▸ Information shown:
==================================================

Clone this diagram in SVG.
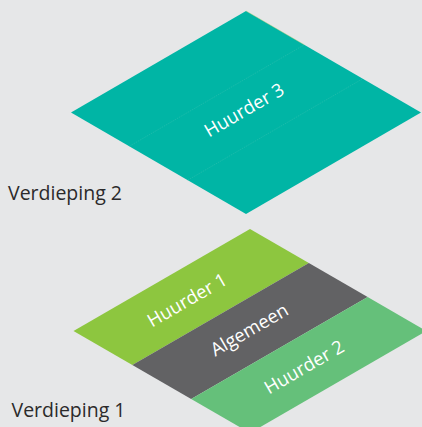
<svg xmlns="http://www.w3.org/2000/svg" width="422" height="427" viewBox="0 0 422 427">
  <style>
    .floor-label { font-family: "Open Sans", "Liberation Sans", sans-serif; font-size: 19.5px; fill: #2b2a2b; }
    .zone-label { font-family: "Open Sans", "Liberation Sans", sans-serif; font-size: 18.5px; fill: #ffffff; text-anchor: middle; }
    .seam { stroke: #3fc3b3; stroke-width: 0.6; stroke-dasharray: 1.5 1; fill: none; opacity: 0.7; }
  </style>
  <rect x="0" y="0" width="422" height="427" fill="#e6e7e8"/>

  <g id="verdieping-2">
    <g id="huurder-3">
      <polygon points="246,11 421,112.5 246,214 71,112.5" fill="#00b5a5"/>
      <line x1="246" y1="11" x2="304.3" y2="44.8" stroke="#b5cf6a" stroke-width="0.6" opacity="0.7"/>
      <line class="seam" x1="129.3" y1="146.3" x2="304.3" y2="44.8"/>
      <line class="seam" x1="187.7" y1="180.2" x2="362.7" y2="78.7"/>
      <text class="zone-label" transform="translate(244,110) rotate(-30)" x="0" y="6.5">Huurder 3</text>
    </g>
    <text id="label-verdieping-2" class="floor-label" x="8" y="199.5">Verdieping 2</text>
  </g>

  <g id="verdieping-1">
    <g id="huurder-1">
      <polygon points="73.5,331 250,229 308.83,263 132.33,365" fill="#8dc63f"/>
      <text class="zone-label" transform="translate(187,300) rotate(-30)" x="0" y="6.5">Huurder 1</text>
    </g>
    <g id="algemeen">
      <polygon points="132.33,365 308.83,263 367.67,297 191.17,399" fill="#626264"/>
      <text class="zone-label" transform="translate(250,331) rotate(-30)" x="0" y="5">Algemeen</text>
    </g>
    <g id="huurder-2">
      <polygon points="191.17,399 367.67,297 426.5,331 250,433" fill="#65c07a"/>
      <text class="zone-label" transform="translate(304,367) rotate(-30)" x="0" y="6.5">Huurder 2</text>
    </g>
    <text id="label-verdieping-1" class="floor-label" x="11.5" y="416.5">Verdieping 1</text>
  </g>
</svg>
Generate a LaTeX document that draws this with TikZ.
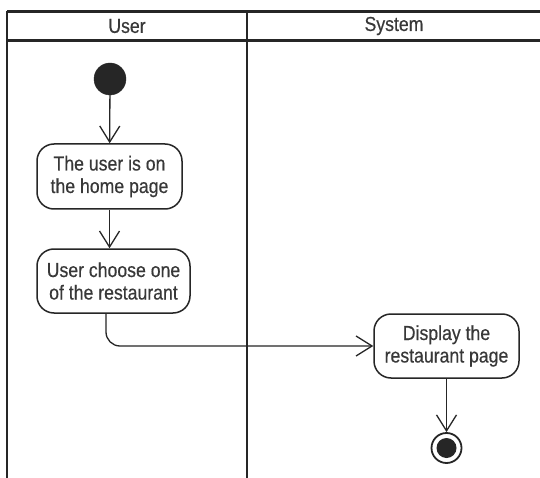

==================================================

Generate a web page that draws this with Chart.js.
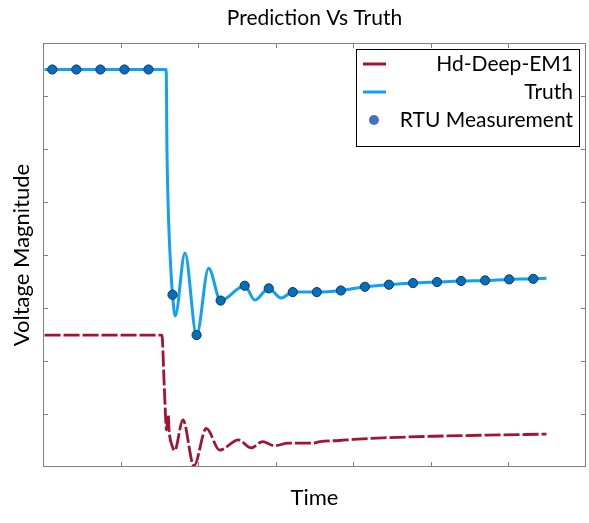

==================================================

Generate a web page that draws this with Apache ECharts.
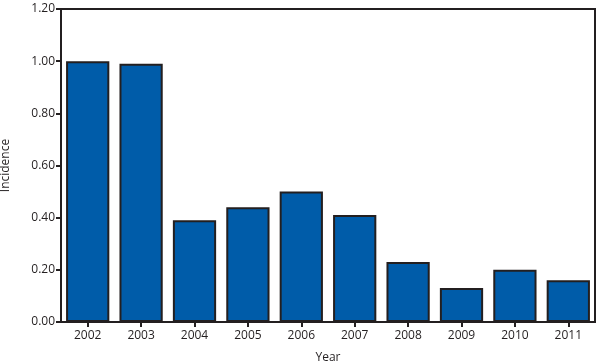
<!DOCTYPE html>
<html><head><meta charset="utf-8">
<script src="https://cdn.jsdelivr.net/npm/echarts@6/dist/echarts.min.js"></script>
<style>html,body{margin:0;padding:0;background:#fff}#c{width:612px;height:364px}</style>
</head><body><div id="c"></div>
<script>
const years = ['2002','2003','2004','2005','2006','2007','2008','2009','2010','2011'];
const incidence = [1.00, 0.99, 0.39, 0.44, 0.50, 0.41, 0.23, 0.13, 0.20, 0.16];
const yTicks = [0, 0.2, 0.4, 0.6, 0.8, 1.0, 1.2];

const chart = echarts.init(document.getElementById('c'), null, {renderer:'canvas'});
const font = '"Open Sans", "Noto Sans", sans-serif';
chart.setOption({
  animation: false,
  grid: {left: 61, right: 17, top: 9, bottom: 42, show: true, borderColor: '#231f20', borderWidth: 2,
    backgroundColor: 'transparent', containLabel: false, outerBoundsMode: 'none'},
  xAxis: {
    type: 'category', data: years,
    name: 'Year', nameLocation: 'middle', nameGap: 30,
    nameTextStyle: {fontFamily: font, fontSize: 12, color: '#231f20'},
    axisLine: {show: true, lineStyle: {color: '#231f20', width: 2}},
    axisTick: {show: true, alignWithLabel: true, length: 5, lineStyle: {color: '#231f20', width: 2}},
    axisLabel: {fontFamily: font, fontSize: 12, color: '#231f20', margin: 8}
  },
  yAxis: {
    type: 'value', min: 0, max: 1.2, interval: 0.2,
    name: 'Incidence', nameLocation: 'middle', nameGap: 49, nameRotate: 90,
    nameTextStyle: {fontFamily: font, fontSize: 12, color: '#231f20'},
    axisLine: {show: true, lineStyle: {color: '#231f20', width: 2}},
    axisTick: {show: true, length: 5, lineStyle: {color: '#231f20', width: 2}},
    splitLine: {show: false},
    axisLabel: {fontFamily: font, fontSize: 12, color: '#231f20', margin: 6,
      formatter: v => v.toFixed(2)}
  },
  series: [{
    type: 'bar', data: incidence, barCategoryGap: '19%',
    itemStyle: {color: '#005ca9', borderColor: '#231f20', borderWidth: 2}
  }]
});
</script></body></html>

==================================================

Leave out the pictures and give again exactly the lines from the one with "Generate a web page that draws this with Apache" through the one with "const yTicks = [0, 0.2, 0.4, 0.6, 0.8, 1.0, 1.2];", and no others.

▸ Exercise result:
Generate a web page that draws this with Apache ECharts.
<!DOCTYPE html>
<html><head><meta charset="utf-8">
<script src="https://cdn.jsdelivr.net/npm/echarts@6/dist/echarts.min.js"></script>
<style>html,body{margin:0;padding:0;background:#fff}#c{width:612px;height:364px}</style>
</head><body><div id="c"></div>
<script>
const years = ['2002','2003','2004','2005','2006','2007','2008','2009','2010','2011'];
const incidence = [1.00, 0.99, 0.39, 0.44, 0.50, 0.41, 0.23, 0.13, 0.20, 0.16];
const yTicks = [0, 0.2, 0.4, 0.6, 0.8, 1.0, 1.2];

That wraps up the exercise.